On that May morning forty years ago, eighty tanks of the Ariete, the best Italian armoured division in the desert, had attacked the south-east perimeter here at Bir Hakim, the section held by the Foreign Legion with its anti-tank guns. They failed to take it, although they tried very hard, and they lost 32 of the tanks employed in the attack.

Then, in the course of the next fortnight, the German 90th Light Division, the Trieste Division, specially trained sappers, and combat groups of the Afrika Korps, supported by heavy artillery and the Luftwaffe, who made 1300 sorties against it using Stukas and JU87s and 88s, all tried to reduce it. During this battle Rommel issued three ultimatums calling on General Koenig to surrender. One he wrote in his own hand on a sheet of paper torn from a message pad; another was delivered by word of mouth by an Italian officer whom General Koenig either couldn’t or didn’t want to understand. The third was communicated to one of Koenig’s Légionnaires, who happened to be German, by a German officer who, when greeted distinctly coolly in his own tongue by an enemy compatriot, asked rather plaintively, ‘Doesn’t anyone here speak English?’

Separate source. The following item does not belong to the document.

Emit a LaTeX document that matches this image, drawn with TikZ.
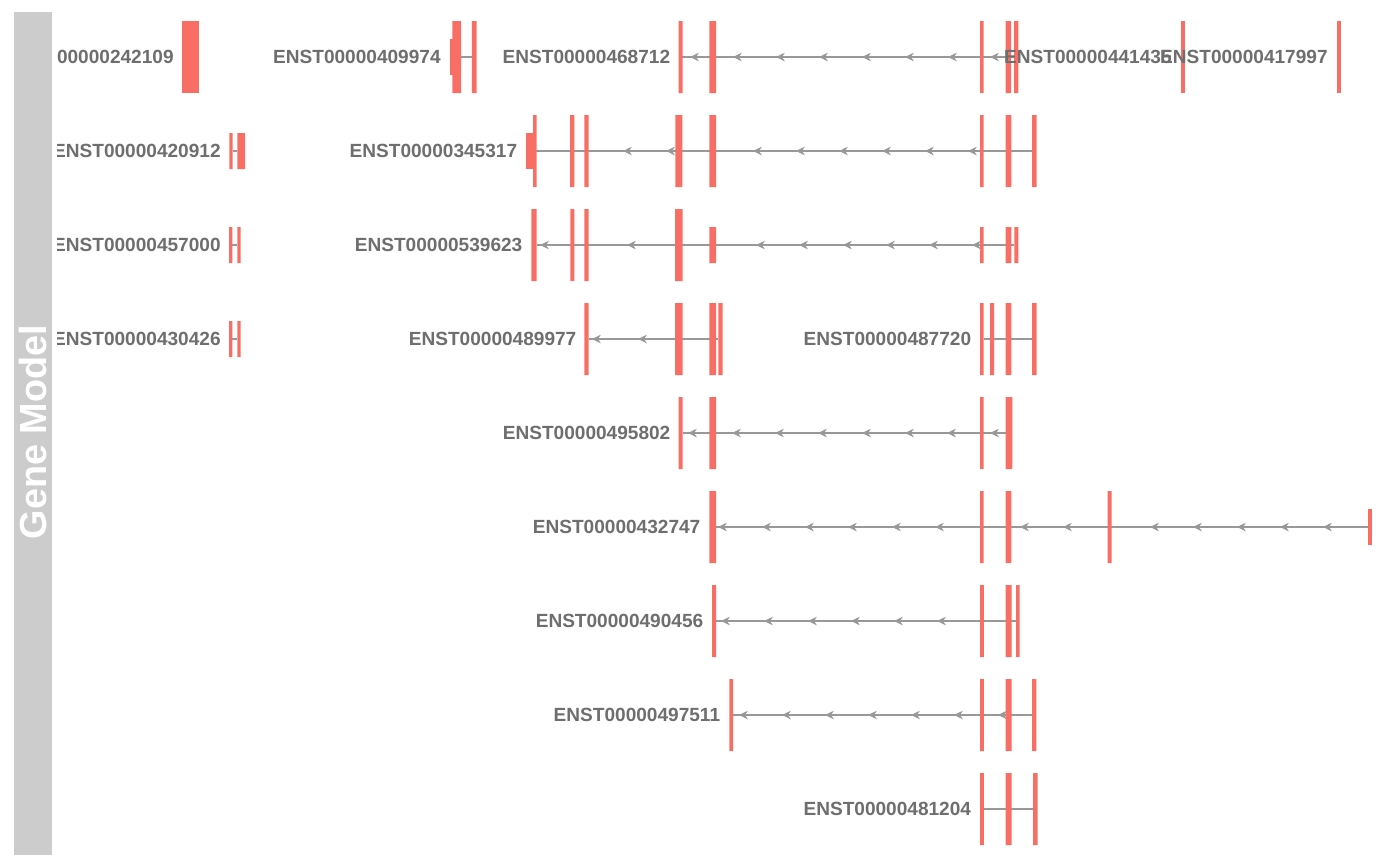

It was no good. The French had too much firepower, and they were too well dispersed behind too many mines. They were also very well supported by the Desert Air Force, who flew close on 1500 sorties in thirteen days, losing nineteen fighters in the process, and by the 7th Motor Brigade which brought in convoys of supplies and ammunition to them through the minefields.

Nevertheless, on 8 May 1942, after the fortress had been attacked by 45 JU87s, 3 JU88s and 10 ME 110s escorted by 54 singleengined fighters, the first of three similar attacks that day, and had been subjected to heavy shelling and repeated infantry attacks, the Germans succeeded in occupying an important French artillery observation post at the north-west corner.

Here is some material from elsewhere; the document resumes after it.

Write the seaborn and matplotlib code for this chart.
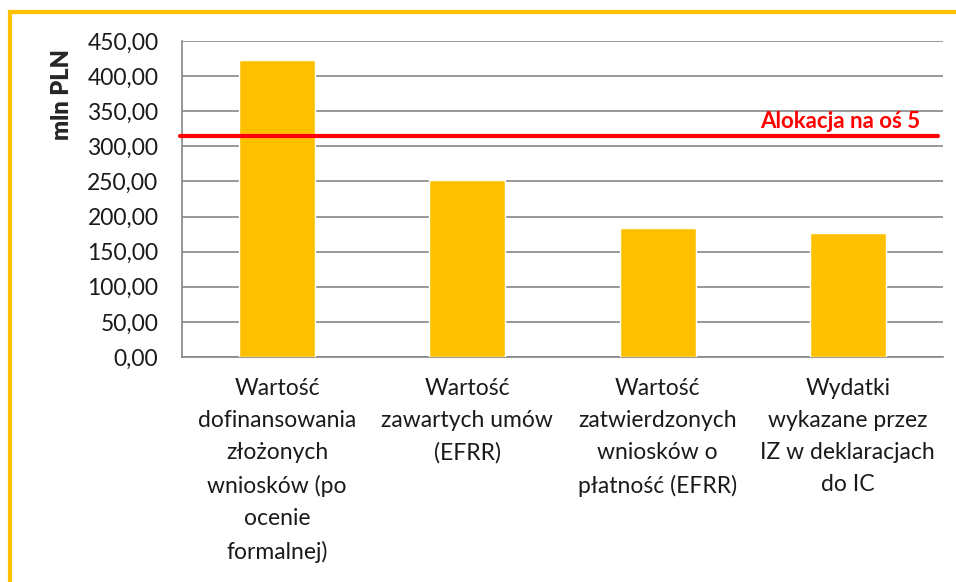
import matplotlib
matplotlib.use('Agg')
from matplotlib import pyplot as plt
from matplotlib.patches import Rectangle
from matplotlib.ticker import FuncFormatter
import pandas as pd
import seaborn as sns

# dane
kategorie = ['Wartość\ndofinansowania\nzłożonych\nwniosków (po\nocenie\nformalnej)',
             'Wartość\nzawartych umów\n(EFRR)',
             'Wartość\nzatwierdzonych\nwniosków o\npłatność (EFRR)',
             'Wydatki\nwykazane przez\nIZ w deklaracjach\ndo IC']
wartosci = [423.0, 251.5, 184.0, 177.0]
alokacja = 315.0
alokacja_label = 'Alokacja na oś 5'
y_label = 'mln PLN'

df = pd.DataFrame({'kat': kategorie, 'val': wartosci})

sns.set_style('white')
plt.rcParams['font.family'] = ['Lato', 'DejaVu Sans']

fig = plt.figure(figsize=(9.56, 5.82), dpi=100)
ax = fig.add_axes([182/956, 1 - 357/582, (943-182)/956, (357-41)/582])

sns.barplot(data=df, x='kat', y='val', color='#FFC000', width=0.4,
            saturation=1, ax=ax, zorder=3)

ax.set_ylim(0, 450)
ax.set_yticks(range(0, 451, 50))
ax.yaxis.set_major_formatter(FuncFormatter(lambda v, p: f'{v:.2f}'.replace('.', ',')))
ax.grid(axis='y', color='#868686', linewidth=1.2, zorder=0)
ax.set_axisbelow(True)

ax.set_xlim(-0.5, 3.5)
ax.set_xticks([-0.5, 0.5, 1.5, 2.5, 3.5])
ax.set_xticklabels([])
ax.set_xticks(range(4), minor=True)
ax.set_xticklabels(kategorie, minor=True, fontsize=16.5, color='#1a1a1a', linespacing=1.65)
ax.tick_params(axis='x', which='minor', length=0, pad=15)
ax.tick_params(axis='x', which='major', length=7, color='#868686', width=1.2)
ax.tick_params(axis='y', length=7, color='#868686', width=1.2, labelsize=16.5, labelcolor='#1a1a1a', pad=10)
ax.set_xlabel('')
ax.set_ylabel(y_label, fontsize=17, fontweight='heavy')
ax.yaxis.set_label_coords(-0.143, 0.83)

for s in ['top', 'right']:
    ax.spines[s].set_visible(False)
for s in ['left', 'bottom']:
    ax.spines[s].set_color('#868686')
    ax.spines[s].set_linewidth(1.2)

ax.axhline(alokacja, color='#FF0000', linewidth=3, xmin=-0.003, xmax=0.993, zorder=4, clip_on=False)
ax.text(0.97, alokacja + 6, alokacja_label, transform=ax.get_yaxis_transform(),
        ha='right', va='bottom', color='#FF0000', fontsize=16, fontweight='bold')

fig.patches.append(Rectangle((10/956, -0.05), 1.0, 1.05 - 12/582,
                             transform=fig.transFigure, fill=False,
                             edgecolor='#FFC000', linewidth=3))

fig.savefig('out.png', dpi=100)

On the 9th, using waves of infantry supported by more than 60 bombers and yet another special combat group, the Germans succeeded in getting within 220 yards of the Ridotta, and on the following day, the 10th, after a raid by 20 JU88s and 40 JU87s escorted by 50 ME 109s and 110s, in the course of which 130 tons of bombs were dropped, the same combat group, commanded
by a Colonel Baade, succeeded in the face of the most desperate resistance by the Negro Tirailleurs (Skirmishers) of the Bataillon de Marche d’Oubangui and by the gunners of the I
er
Régiment, in breaking through the north-western perimeter and establishing itself within it. Late that night Rommel reported to Kesselring that he was confident that he would take Bir Hakim the following day.

Meanwhile, earnest entreaties to Churchill and others had been made by General de Gaulle, who was extremely loath to allow this
corps d’élite
to go into captivity, and that same day, the 10th, General Ritchie decided that Koenig and what remained of his garrison, about 2700 men – accounts differ – of the original 3600, including 200 wounded, should break out of the fortress that night, something which had not been allowed to 150 Infantry Brigade who, in their box north of Bir Hakim, had fought until overrun. This they did, under cover of darkness, from the southwest side against some opposition.

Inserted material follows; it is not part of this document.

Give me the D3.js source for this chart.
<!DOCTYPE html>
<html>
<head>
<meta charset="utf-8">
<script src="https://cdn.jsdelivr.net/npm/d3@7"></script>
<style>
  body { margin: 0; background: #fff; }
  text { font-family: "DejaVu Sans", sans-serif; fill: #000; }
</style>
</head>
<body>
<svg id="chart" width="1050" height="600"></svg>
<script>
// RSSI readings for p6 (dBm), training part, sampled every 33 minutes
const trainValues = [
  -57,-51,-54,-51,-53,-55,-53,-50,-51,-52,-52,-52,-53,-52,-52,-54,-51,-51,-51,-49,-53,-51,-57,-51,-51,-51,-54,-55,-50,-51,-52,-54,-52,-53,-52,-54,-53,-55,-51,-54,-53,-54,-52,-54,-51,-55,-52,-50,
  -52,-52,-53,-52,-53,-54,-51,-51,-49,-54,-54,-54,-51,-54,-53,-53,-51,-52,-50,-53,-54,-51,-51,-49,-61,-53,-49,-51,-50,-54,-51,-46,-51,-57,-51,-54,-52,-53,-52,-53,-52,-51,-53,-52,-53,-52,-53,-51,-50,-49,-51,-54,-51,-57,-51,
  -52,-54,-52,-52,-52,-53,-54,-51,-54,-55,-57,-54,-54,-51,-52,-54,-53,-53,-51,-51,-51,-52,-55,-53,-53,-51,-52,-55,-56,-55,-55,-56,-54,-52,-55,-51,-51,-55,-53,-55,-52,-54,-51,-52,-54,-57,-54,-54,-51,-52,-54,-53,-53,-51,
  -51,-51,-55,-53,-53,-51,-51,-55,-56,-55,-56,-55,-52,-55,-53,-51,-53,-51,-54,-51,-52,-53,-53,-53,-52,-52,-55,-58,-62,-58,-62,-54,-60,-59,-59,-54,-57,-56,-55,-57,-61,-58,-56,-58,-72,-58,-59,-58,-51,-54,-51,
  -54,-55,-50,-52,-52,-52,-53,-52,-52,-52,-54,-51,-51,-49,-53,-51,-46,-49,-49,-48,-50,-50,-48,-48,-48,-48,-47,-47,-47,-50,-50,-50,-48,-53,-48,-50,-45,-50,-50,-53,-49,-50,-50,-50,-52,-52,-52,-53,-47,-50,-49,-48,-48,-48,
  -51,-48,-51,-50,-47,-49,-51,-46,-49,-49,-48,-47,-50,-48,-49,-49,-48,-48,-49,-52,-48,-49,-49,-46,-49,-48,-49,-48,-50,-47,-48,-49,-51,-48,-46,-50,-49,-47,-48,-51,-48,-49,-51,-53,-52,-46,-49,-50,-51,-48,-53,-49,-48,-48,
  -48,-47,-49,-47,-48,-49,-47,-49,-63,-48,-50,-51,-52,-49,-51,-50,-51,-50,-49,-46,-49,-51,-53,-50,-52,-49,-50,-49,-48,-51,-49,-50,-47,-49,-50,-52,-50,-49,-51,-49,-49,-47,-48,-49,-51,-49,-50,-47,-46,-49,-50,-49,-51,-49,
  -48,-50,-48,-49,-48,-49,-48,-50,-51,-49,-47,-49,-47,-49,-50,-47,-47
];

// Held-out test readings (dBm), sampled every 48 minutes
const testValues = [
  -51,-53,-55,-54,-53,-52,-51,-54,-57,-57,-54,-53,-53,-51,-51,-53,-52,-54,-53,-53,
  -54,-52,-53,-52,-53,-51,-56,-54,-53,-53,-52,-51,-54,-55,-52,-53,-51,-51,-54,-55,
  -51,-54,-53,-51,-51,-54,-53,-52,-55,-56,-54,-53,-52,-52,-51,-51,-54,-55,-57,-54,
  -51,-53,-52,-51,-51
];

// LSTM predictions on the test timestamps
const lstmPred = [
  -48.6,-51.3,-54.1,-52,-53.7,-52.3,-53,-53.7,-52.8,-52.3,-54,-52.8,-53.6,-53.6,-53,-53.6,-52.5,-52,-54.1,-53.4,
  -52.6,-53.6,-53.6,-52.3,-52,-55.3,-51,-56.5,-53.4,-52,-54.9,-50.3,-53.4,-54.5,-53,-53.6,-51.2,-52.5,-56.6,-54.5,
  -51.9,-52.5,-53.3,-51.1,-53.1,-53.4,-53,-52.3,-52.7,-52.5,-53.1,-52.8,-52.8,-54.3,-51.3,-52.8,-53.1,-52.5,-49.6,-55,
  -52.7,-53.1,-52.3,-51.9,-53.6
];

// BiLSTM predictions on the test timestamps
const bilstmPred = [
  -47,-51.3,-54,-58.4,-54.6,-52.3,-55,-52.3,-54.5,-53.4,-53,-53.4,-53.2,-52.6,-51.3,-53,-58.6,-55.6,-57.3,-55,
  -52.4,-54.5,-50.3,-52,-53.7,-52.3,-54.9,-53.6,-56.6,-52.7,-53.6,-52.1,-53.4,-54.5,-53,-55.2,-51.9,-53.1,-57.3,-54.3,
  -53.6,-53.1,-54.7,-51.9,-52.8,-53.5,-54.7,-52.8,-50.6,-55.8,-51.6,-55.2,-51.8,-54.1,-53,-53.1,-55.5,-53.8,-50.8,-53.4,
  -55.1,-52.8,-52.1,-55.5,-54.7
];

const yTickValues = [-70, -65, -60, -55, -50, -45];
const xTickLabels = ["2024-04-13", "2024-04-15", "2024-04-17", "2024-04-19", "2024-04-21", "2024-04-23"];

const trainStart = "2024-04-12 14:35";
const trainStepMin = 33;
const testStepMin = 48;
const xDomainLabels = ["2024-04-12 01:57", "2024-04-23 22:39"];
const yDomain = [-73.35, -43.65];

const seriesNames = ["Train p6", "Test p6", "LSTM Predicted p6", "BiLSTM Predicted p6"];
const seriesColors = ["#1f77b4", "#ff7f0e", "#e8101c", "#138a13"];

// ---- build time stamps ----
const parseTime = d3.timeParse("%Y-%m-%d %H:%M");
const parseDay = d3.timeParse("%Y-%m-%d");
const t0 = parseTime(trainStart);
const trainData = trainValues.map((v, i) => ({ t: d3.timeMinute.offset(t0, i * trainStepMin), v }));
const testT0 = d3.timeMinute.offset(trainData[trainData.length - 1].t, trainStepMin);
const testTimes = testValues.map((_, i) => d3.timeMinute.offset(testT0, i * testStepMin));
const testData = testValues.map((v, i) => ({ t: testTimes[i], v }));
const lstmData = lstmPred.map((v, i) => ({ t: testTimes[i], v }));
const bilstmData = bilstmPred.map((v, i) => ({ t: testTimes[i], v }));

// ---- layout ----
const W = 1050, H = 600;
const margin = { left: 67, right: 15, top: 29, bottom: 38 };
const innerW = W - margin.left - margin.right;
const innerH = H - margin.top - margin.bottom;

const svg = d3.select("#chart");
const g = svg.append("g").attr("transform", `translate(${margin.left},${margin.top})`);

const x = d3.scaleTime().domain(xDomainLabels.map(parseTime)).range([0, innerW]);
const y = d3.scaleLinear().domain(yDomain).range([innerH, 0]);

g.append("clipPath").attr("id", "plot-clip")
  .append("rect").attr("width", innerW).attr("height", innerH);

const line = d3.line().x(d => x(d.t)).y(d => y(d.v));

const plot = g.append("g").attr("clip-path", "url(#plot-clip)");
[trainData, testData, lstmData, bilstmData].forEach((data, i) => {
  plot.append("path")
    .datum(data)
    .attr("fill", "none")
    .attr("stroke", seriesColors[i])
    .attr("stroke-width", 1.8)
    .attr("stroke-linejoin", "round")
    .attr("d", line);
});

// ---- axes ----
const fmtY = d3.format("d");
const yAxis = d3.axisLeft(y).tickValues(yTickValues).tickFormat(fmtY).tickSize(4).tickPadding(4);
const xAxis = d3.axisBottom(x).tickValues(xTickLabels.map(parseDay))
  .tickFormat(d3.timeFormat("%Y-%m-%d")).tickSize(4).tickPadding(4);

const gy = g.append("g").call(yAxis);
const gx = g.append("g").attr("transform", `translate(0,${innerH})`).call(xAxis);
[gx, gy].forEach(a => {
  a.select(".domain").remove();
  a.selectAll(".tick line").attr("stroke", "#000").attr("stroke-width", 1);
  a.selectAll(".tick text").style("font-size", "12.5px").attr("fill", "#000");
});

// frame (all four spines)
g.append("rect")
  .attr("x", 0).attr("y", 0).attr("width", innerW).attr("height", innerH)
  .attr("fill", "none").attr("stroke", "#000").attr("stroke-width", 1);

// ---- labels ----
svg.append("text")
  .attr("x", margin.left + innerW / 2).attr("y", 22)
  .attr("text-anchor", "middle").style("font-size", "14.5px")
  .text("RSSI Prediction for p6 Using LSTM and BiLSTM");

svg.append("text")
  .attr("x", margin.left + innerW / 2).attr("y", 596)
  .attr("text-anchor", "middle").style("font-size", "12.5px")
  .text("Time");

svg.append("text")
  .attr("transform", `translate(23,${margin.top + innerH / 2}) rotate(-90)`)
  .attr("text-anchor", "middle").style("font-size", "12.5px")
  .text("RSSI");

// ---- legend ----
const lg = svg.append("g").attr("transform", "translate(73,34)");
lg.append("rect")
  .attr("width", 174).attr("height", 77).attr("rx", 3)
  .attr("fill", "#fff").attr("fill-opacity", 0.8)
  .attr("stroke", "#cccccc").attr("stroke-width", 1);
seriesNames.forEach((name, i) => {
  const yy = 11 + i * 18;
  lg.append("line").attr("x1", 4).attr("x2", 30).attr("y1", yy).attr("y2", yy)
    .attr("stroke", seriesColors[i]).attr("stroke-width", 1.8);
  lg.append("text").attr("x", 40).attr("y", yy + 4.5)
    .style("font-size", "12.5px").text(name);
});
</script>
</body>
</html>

Five miles out, they were picked up by a large convoy of lorries and ambulances brought in by the British 7th Motor Brigade, which had many times throughout the siege brought in supplies of water and provisions for them through terrain infested with mines and enemy. General Koenig himself was driven out of the fortress by his English girl driver, who had remained in it throughout the battle. The next morning, by which time it no longer had any importance to them, the Germans occupied Bir Hakim. On 20 June, after an extremely heavy air and artillery bombardment, troops of the Afrika Korps broke through the outer perimeter of the Tobruk fortress in the south-east corner. The following day the general in charge of the defence of Tobruk sent out emissaries and, to the amazement of many of the defenders, they were ordered to lay down their arms. Last to surrender were the Gurkha Rifles and the Cameron Highlanders who only did so
after being told that they would be exterminated if they refused. Some isolated parties never surrendered at all. They included one led by a major of the Coldstream Guards, who succeeded in taking out 198 officers and men of his own battalion, 188 men of various other units and all his remaining anti-tank guns.

At Tobruk Rommel took 33,000 prisoners and enormous quantities of ammunition, fuel and provisions, as well as 2000 vehicles. Altogether it had been a famous victory.

Before we left Bir Hakim we visited the cemetery. It lies on the south-east side which the Foreign Legion held against the Ariete, a large enclosure, swept by dust storms, out in the minefields, with a memorial bearing the Croix de Lorraine and planted with hundreds of crosses bearing the names of that heterogeneous collection of men from far-flung places who came here to fight the Germans, the first French soldiers to do so since the fall of France, names which every year become more difficult to decipher as the crosses are either blown down by the wind or broken by the camels and goats of the Omar Mukta.